= Whānau =

Māori language word for extended family

Whānau (/mi/) is the Māori word for the basic extended family group. Within Māori society the whānau encompasses three or four generations and forms the political unit below the levels of hapū (subtribe), iwi (tribe or nation) and waka (migration canoe). These steps are emphasised in Māori genealogy as a person's whakapapa.

==Early Māori society==
In pre-contact Māori tribal organisation, the whānau historically comprised a family spanning three to four generations, and would number around 20 to 30 people. It formed the smallest partition of the Māori society.

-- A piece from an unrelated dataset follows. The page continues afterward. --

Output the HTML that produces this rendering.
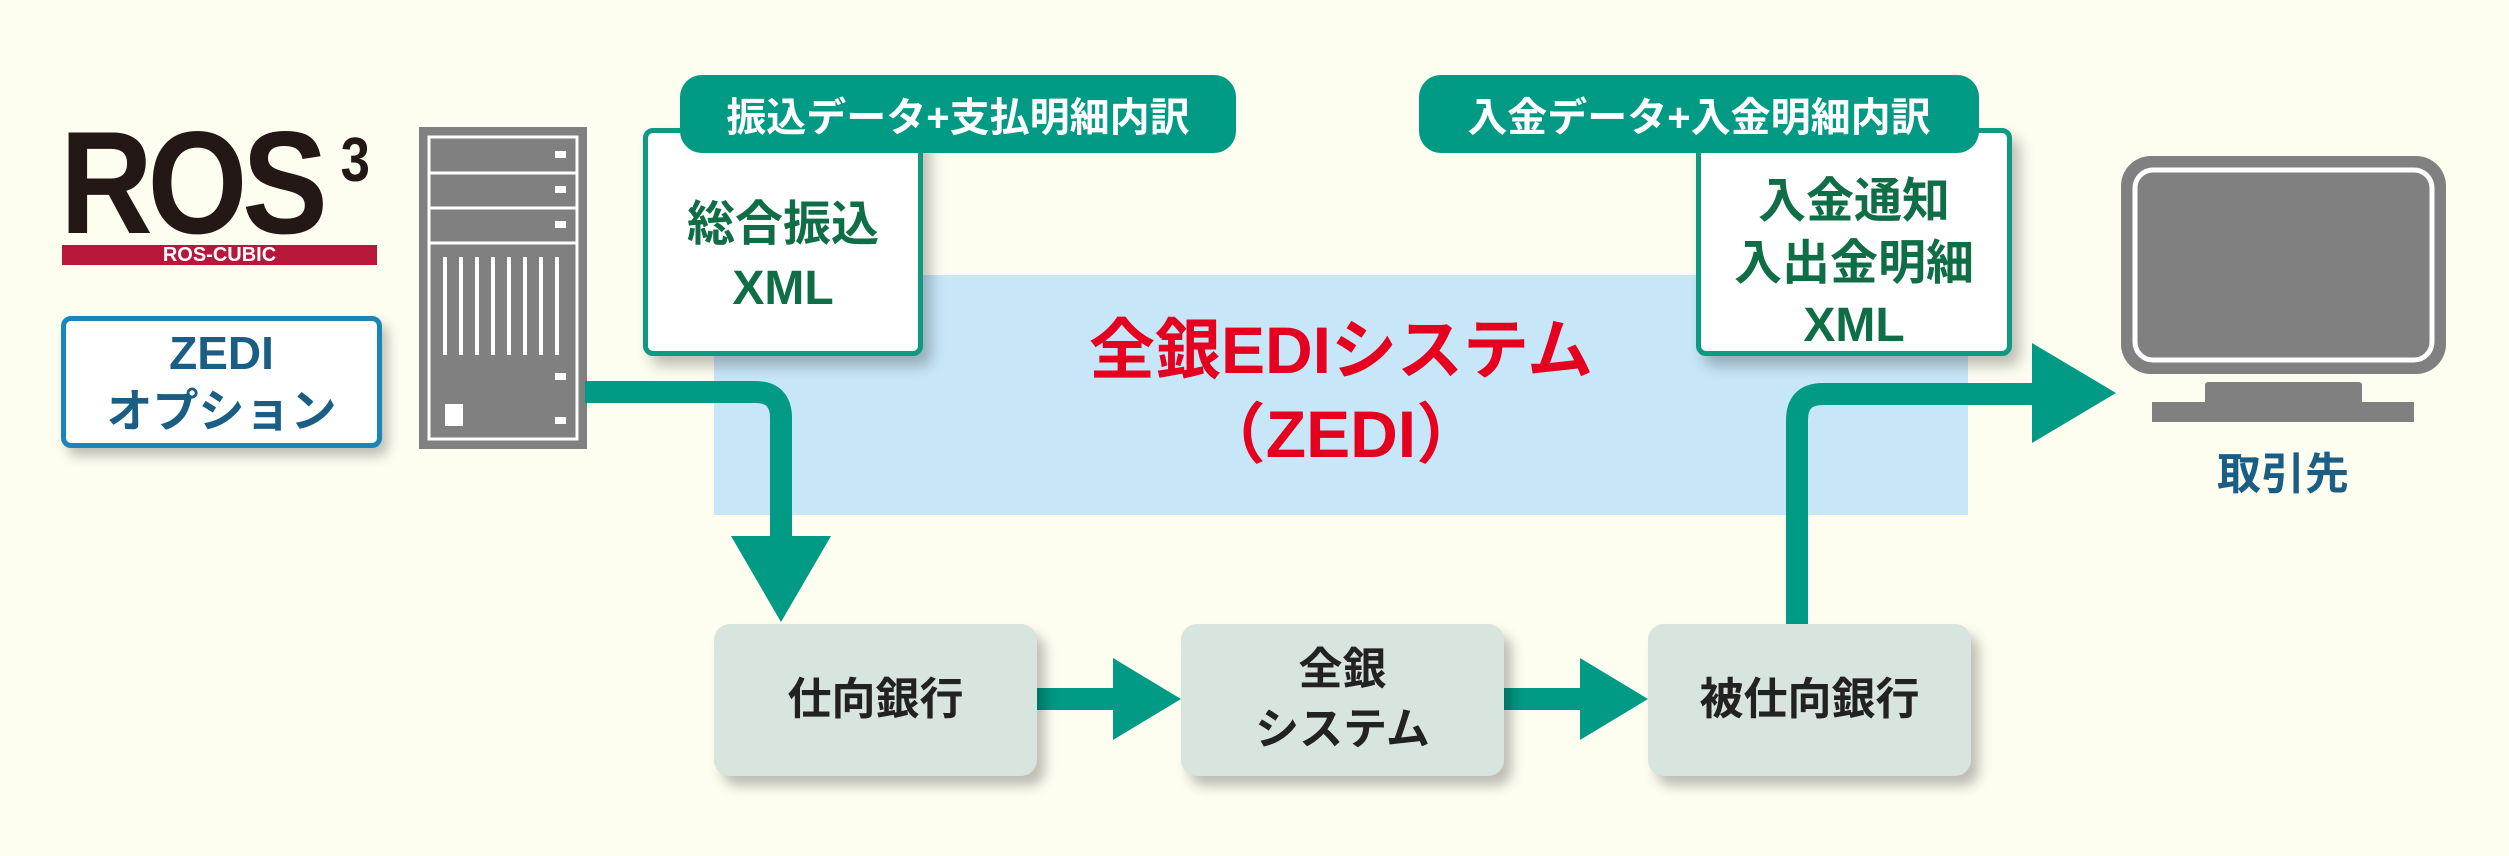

The kaumātua (tribal elders), senior adults (pākeke) such as parents, uncles and aunts, and the sons and daughters together with their partners and children. Large whānau lived in their own compound in the pā. Whānau also had their own gardening plots and their own fishing and hunting spots. The whānau was economically self-sufficient. In warfare, it supported and was necessarily supported by the iwi (tribe) or hapū (sub-tribe).

The whānau would look after children and grandchildren collectively, so the loss of a parent was less likely to be devastating to a child's upbringing. In the case of orphaned children, the child would be taken in by the process of whāngai adoption. This form of adoption is still practised and has some legal codification in New Zealand.

==Contemporary conceptions==
Contemporary conceptions offer whānau in one of two ways:
1. An "object or construction based on descent, cause or a mix of the two"; or
2. "A collection of ideas".

As a descent construct, whānau has been variably described as 'extended family', 'extended family or community', or simply 'family'.